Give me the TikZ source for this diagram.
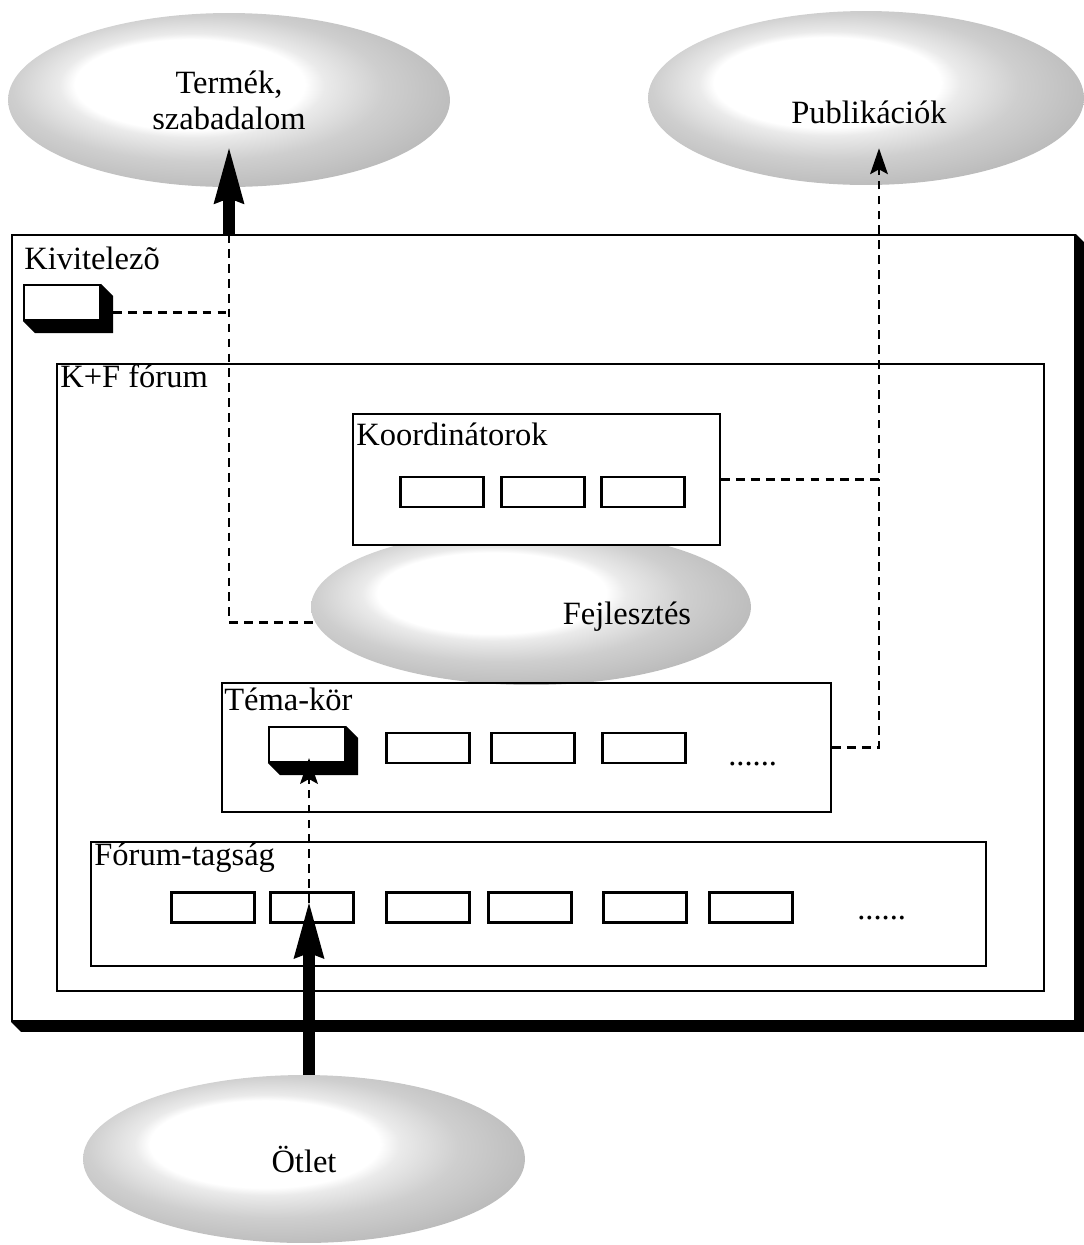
\documentclass[tikz,border=0pt]{standalone}
\usepackage{fontspec}
\setmainfont{Liberation Serif}
\usetikzlibrary{shapes.geometric,arrows.meta}
\pgfdeclareradialshading{glow}{\pgfpoint{-6bp}{6bp}}{color(0bp)=(white); color(13bp)=(white); color(15bp)=(gray!16); color(21bp)=(gray!38); color(31bp)=(gray!58); color(50bp)=(gray!58)}

\begin{document}
\begin{tikzpicture}[x=0.02cm, y=-0.02cm]
    \tikzstyle{every node} = [font=\fontsize{18.5}{20.5}\selectfont]
    \tikzstyle{blob} = [ellipse, shading=glow, inner sep=0pt]
    \tikzstyle{frame} = [draw, line width=1.2pt]
    \tikzstyle{member} = [draw, line width=1.6pt, minimum width=1.66cm, minimum height=0.6cm]
    \tikzstyle{leader} = [draw, line width=1.2pt, fill=white, minimum width=1.52cm, minimum height=0.7cm]
    \tikzstyle{tag} = [anchor=base west, inner sep=0pt]
    \tikzstyle{link} = [line width=1.6pt, dash pattern=on 5pt off 3.5pt]
    \tikzstyle{dashtip} = [-{Stealth[length=0.52cm, width=0.36cm, inset=0.1cm, line width=0pt]}]
    \tikzstyle{bigarrow} = [line width=6.5pt, -{Stealth[length=1.12cm, width=0.62cm, inset=0.12cm, line width=0pt]}]

    \useasboundingbox (0,0) rectangle (1084,1245);

    % Kivitelezo frame with its shadow
    \node[frame, minimum width=21.26cm, minimum height=15.72cm](kiv) at (543.5,628){};
    \fill (kiv.north east) -- ++(10,10) -- ([shift={(10,10)}]kiv.south east) -- ([shift={(10,10)}]kiv.south west) -- (kiv.south west) -- (kiv.south east) -- cycle;
    \node[frame, minimum width=19.74cm, minimum height=12.54cm](kf) at (550.5,677.5){};

    % ellipses
    \node[blob, minimum width=8.84cm, minimum height=3.48cm, align=center](termek) at (229,100){Termék,\\szabadalom};
    \node[blob, minimum width=8.72cm, minimum height=3.48cm](publ) at (866,98){};
    \node(publ-text) at (869,112){Publikációk};
    \node[blob, minimum width=8.8cm, minimum height=3.12cm](fejl) at (531,607){};
    \node(fejl-text) at (627,617){Fejlesztés};
    \node[blob, minimum width=8.84cm, minimum height=3.36cm](otlet) at (304,1159){Ötlet};

    % groups
    \node[frame, fill=white, minimum width=7.34cm, minimum height=2.62cm](koord) at (536.5,479.5){};
    \node[frame, minimum width=12.18cm, minimum height=2.58cm](tema) at (526.5,747.5){};
    \node[frame, minimum width=17.9cm, minimum height=2.48cm](forum) at (538.5,904){};

    \node[tag](kiv-tag) at ([shift={(13,35)}]kiv.north west){Kivitelezõ};
    \node[tag](kf-tag) at ([shift={(4,24)}]kf.north west){K+F fórum};
    \node[tag](koord-tag) at ([shift={(4,33)}]koord.north west){Koordinátorok};
    \node[tag](tema-tag) at ([shift={(3,29)}]tema.north west){Téma-kör};
    \node[tag](forum-tag) at ([shift={(4,25)}]forum.north west){Fórum-tagság};

    % members
    \node[member](k1) at (442,492){};
    \node[member](k2) at (543,492){};
    \node[member](k3) at (643,492){};

    \node[member](t1) at (428,748){};
    \node[member](t2) at (533,748){};
    \node[member](t3) at (644,748){};
    \node[tag](tema-more) at (728,765){......};

    \node[member](f1) at (213,907.5){};
    \node[member](f2) at (312,907.5){};
    \node[member](f3) at (428,907.5){};
    \node[member](f4) at (530,907.5){};
    \node[member](f5) at (645,907.5){};
    \node[member](f6) at (751,907.5){};
    \node[tag](forum-more) at (857,919){......};

    % boxes with 3d shadow
    \node[leader](kivbox) at (62,302.5){};
    \fill (kivbox.north east) -- ++(12,12) -- ([shift={(12,12)}]kivbox.south east) -- ([shift={(12,12)}]kivbox.south west) -- (kivbox.south west) -- (kivbox.south east) -- cycle;
    \node[leader](lead) at (307,744.5){};
    \fill (lead.north east) -- ++(12,12) -- ([shift={(12,12)}]lead.south east) -- ([shift={(12,12)}]lead.south west) -- (lead.south west) -- (lead.south east) -- cycle;

    % connectors
    \coordinate (kivport) at ([shift={(12,10)}]kivbox.east);
    \draw[link](kivport) -- (kivport -| termek);
    \draw[link](termek |- kiv.north) |- (fejl.184);
    \draw[bigarrow](termek |- kiv.north) -- ([yshift=0.78cm]termek.south);

    \coordinate (pubin) at ([shift={(13,-37)}]publ.south);
    \draw[link, dashtip](koord.east) -| (pubin);
    \draw[link](tema.east) -| (koord.east -| pubin);

    \coordinate (idea) at (309,903);
    \coordinate (leadin) at ([yshift=0.1cm]lead.south);
    \draw[link, dashtip](idea) -- (idea |- leadin);
    \draw[bigarrow](idea |- otlet.north) -- (idea);
\end{tikzpicture}
\end{document}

━━━━━━━━━━━━━━━━━━━━

* TASK OBJECTIVE: Take the listing and print it again exactly, but without any pictures.

* SOLUTION:
Give me the TikZ source for this diagram.
\documentclass[tikz,border=0pt]{standalone}
\usepackage{fontspec}
\setmainfont{Liberation Serif}
\usetikzlibrary{shapes.geometric,arrows.meta}
\pgfdeclareradialshading{glow}{\pgfpoint{-6bp}{6bp}}{color(0bp)=(white); color(13bp)=(white); color(15bp)=(gray!16); color(21bp)=(gray!38); color(31bp)=(gray!58); color(50bp)=(gray!58)}

\begin{document}
\begin{tikzpicture}[x=0.02cm, y=-0.02cm]
    \tikzstyle{every node} = [font=\fontsize{18.5}{20.5}\selectfont]
    \tikzstyle{blob} = [ellipse, shading=glow, inner sep=0pt]
    \tikzstyle{frame} = [draw, line width=1.2pt]
    \tikzstyle{member} = [draw, line width=1.6pt, minimum width=1.66cm, minimum height=0.6cm]
    \tikzstyle{leader} = [draw, line width=1.2pt, fill=white, minimum width=1.52cm, minimum height=0.7cm]
    \tikzstyle{tag} = [anchor=base west, inner sep=0pt]
    \tikzstyle{link} = [line width=1.6pt, dash pattern=on 5pt off 3.5pt]
    \tikzstyle{dashtip} = [-{Stealth[length=0.52cm, width=0.36cm, inset=0.1cm, line width=0pt]}]
    \tikzstyle{bigarrow} = [line width=6.5pt, -{Stealth[length=1.12cm, width=0.62cm, inset=0.12cm, line width=0pt]}]

    \useasboundingbox (0,0) rectangle (1084,1245);

    % Kivitelezo frame with its shadow
    \node[frame, minimum width=21.26cm, minimum height=15.72cm](kiv) at (543.5,628){};
    \fill (kiv.north east) -- ++(10,10) -- ([shift={(10,10)}]kiv.south east) -- ([shift={(10,10)}]kiv.south west) -- (kiv.south west) -- (kiv.south east) -- cycle;
    \node[frame, minimum width=19.74cm, minimum height=12.54cm](kf) at (550.5,677.5){};

    % ellipses
    \node[blob, minimum width=8.84cm, minimum height=3.48cm, align=center](termek) at (229,100){Termék,\\szabadalom};
    \node[blob, minimum width=8.72cm, minimum height=3.48cm](publ) at (866,98){};
    \node(publ-text) at (869,112){Publikációk};
    \node[blob, minimum width=8.8cm, minimum height=3.12cm](fejl) at (531,607){};
    \node(fejl-text) at (627,617){Fejlesztés};
    \node[blob, minimum width=8.84cm, minimum height=3.36cm](otlet) at (304,1159){Ötlet};

    % groups
    \node[frame, fill=white, minimum width=7.34cm, minimum height=2.62cm](koord) at (536.5,479.5){};
    \node[frame, minimum width=12.18cm, minimum height=2.58cm](tema) at (526.5,747.5){};
    \node[frame, minimum width=17.9cm, minimum height=2.48cm](forum) at (538.5,904){};

    \node[tag](kiv-tag) at ([shift={(13,35)}]kiv.north west){Kivitelezõ};
    \node[tag](kf-tag) at ([shift={(4,24)}]kf.north west){K+F fórum};
    \node[tag](koord-tag) at ([shift={(4,33)}]koord.north west){Koordinátorok};
    \node[tag](tema-tag) at ([shift={(3,29)}]tema.north west){Téma-kör};
    \node[tag](forum-tag) at ([shift={(4,25)}]forum.north west){Fórum-tagság};

    % members
    \node[member](k1) at (442,492){};
    \node[member](k2) at (543,492){};
    \node[member](k3) at (643,492){};

    \node[member](t1) at (428,748){};
    \node[member](t2) at (533,748){};
    \node[member](t3) at (644,748){};
    \node[tag](tema-more) at (728,765){......};

    \node[member](f1) at (213,907.5){};
    \node[member](f2) at (312,907.5){};
    \node[member](f3) at (428,907.5){};
    \node[member](f4) at (530,907.5){};
    \node[member](f5) at (645,907.5){};
    \node[member](f6) at (751,907.5){};
    \node[tag](forum-more) at (857,919){......};

    % boxes with 3d shadow
    \node[leader](kivbox) at (62,302.5){};
    \fill (kivbox.north east) -- ++(12,12) -- ([shift={(12,12)}]kivbox.south east) -- ([shift={(12,12)}]kivbox.south west) -- (kivbox.south west) -- (kivbox.south east) -- cycle;
    \node[leader](lead) at (307,744.5){};
    \fill (lead.north east) -- ++(12,12) -- ([shift={(12,12)}]lead.south east) -- ([shift={(12,12)}]lead.south west) -- (lead.south west) -- (lead.south east) -- cycle;

    % connectors
    \coordinate (kivport) at ([shift={(12,10)}]kivbox.east);
    \draw[link](kivport) -- (kivport -| termek);
    \draw[link](termek |- kiv.north) |- (fejl.184);
    \draw[bigarrow](termek |- kiv.north) -- ([yshift=0.78cm]termek.south);

    \coordinate (pubin) at ([shift={(13,-37)}]publ.south);
    \draw[link, dashtip](koord.east) -| (pubin);
    \draw[link](tema.east) -| (koord.east -| pubin);

    \coordinate (idea) at (309,903);
    \coordinate (leadin) at ([yshift=0.1cm]lead.south);
    \draw[link, dashtip](idea) -- (idea |- leadin);
    \draw[bigarrow](idea |- otlet.north) -- (idea);
\end{tikzpicture}
\end{document}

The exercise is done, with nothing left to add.